In the study, no significant relationship was found between "negative" parenting and CU traits; these two variables were also unrelated when "positive" parenting was considered in the same model. However, using a slightly different model, higher levels of positive parenting predicted lower levels of CU traits.
Although I would like to believe and tend to agree that “positivity” in parent-child relationships helps decrease acting out behavior in children, a huge problem with this type of study is how the hell can you precisely measure the nature of the relationship between parents and children? The biggest problems with that include the fact that these relationships are not constants but vary across time and situational contexts. Parents might be good disciplinarians when it comes to providing children with adequate curfews, for example, but terrible at allowing them to stay up all hours of the night. Furthermore, the disciplinary practices certainly change over time as the children get older.
Second, how does a study even attempt to measure the tone of parenting practices? This study used a measure called The Alabama Parenting Questionnaire (APQ) [40] – mother report. This parent report measure has five subscales: parental involvement, positive parenting, poor monitoring/supervision, inconsistent discipline, and corporal punishment. Items are rated on a 5-point Likert scale, ranging from 1 (never) to 5 (always).

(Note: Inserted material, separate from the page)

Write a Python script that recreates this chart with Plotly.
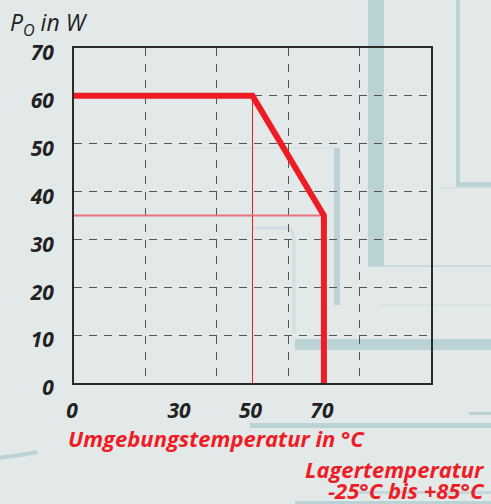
import plotly.graph_objects as go

# ---- data ----
temp_c = [0, 50, 70, 70]          # derating curve, ambient temperature (°C)
power_w = [60, 60, 35, 0]         # output power (W)
knee_x = [50, 50]
knee_y = [0, 60]
level_x = [0, 70]
level_y = [35, 35]
x_tick_vals = [0, 30, 50, 70]
x_tick_text = ["0", "30", "50", "70"]
x_grid_vals = [20, 40, 60, 80]
y_tick_vals = [0, 10, 20, 30, 40, 50, 60, 70]

# ---- layout constants ----
W, H = 491, 504
L, R, T, B = 74, 431, 48, 383
BG = "#e3e9e9"
TEAL = "#bcd3d6"
RED = "#ee1d25"
FONT = "Open Sans"


def px(x):
    return (x - L) / (R - L)


def py(y):
    return (B - y) / (B - T)


def rect(x0, y0, x1, y1, color=TEAL, opacity=1.0):
    return dict(type="rect", xref="paper", yref="paper", layer="below",
                x0=px(x0), x1=px(x1), y0=py(y1), y1=py(y0),
                fillcolor=color, line=dict(width=0), opacity=opacity)


shapes = [
    rect(368, -5, 384, 266),
    rect(368, 265, 495, 267, opacity=0.6),
    rect(456, -5, 460, 187),
    rect(456, 182, 495, 187),
    rect(440, 187, 495, 189, opacity=0.3),
    rect(334, 148, 340, 305),
    rect(193, 147, 334, 149, opacity=0.25),
    rect(380, 304, 495, 306, opacity=0.25),
    rect(295, 339, 495, 350),
    rect(250, 423, 495, 428),
    rect(469, 412, 495, 415),
    rect(357, 491, 495, 494, opacity=0.8),
    rect(295, 501, 495, 505),
    dict(type="path", xref="paper", yref="paper", layer="below",
         path=f"M{px(253)},{py(228)} L{px(285)},{py(228)} Q{px(294)},{py(229)} {px(294)},{py(240)} L{px(294)},{py(333)}",
         line=dict(color=TEAL, width=3), opacity=0.45),
    dict(type="path", xref="paper", yref="paper", layer="below",
         path=f"M{px(-2)},{py(458)} Q{px(18)},{py(456)} {px(37)},{py(452)}",
         line=dict(color=TEAL, width=4)),
]

fig = go.Figure()
fig.add_trace(go.Scatter(x=knee_x, y=knee_y, mode="lines",
                         line=dict(color=RED, width=1), hoverinfo="skip"))
fig.add_trace(go.Scatter(x=level_x, y=level_y, mode="lines",
                         line=dict(color="#e8737a", width=2), hoverinfo="skip"))
fig.add_trace(go.Scatter(x=temp_c, y=power_w, mode="lines",
                         line=dict(color=RED, width=6)))

tick_font = dict(family=FONT, size=21, color="#222222", weight="bold", style="italic")
red_font = dict(family=FONT, size=22, color=RED, weight="bold", style="italic")

fig.update_layout(
    width=W, height=H,
    margin=dict(l=L, r=W - R, t=T, b=H - B, pad=0),
    paper_bgcolor=BG, plot_bgcolor=BG,
    showlegend=False,
    shapes=shapes,
    xaxis=dict(
        range=[0, 100], tickvals=x_tick_vals, ticktext=x_tick_text,
        showgrid=False, zeroline=False, ticks="",
        showline=True, mirror=True, linecolor="#2a2a2a", linewidth=2,
        tickfont=tick_font, ticklabelstandoff=8, ticklabelshift=-2,
        minor=dict(tickvals=x_grid_vals, showgrid=True, gridcolor="#555555",
                   gridwidth=1.3, griddash="8px,8px", ticks=""),
    ),
    yaxis=dict(
        range=[0, 70], tickvals=y_tick_vals,
        showgrid=True, gridcolor="#555555", gridwidth=1.3, griddash="8px,7px",
        zeroline=False, ticks="",
        showline=True, mirror=True, linecolor="#2a2a2a", linewidth=2,
        tickfont=tick_font, ticklabelstandoff=14, ticklabelshift=5,
    ),
    annotations=[
        dict(text="P<sub>O</sub> in W", xref="paper", yref="paper",
             x=px(8), y=py(23), xanchor="left", yanchor="middle", showarrow=False,
             font=dict(family=FONT, size=23, color="#222222", style="italic")),
        dict(text="Umgebungstemperatur in °C", xref="paper", yref="paper",
             x=px(66), y=py(438), xanchor="left", yanchor="middle", showarrow=False,
             font=red_font),
        dict(text="Lagertemperatur", xref="paper", yref="paper",
             x=px(487), y=py(469), xanchor="right", yanchor="middle", showarrow=False,
             font=red_font),
        dict(text="-25°C bis +85°C", xref="paper", yref="paper",
             x=px(487), y=py(490), xanchor="right", yanchor="middle", showarrow=False,
             font=red_font),
    ],
)

fig.write_html("out.html", post_script="document.body.style.margin='0';",
               config={"displayModeBar": False})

They used the mother’s own report of her own disciplinary practices! If a mother were abusive or inconsistent, how likely do these authors think she would admit to it, even if she were very self-aware, which obviously many people are not. There is no way to be sure, of course, but the odds are very good that the amount of “negative” parenting is higher than their study results would indicate, while the amount of “positive” parenting could be overestimated.
And which particular types of those parental behaviors listed in the instrument were the most relevant to the question at hand? There is no way to know!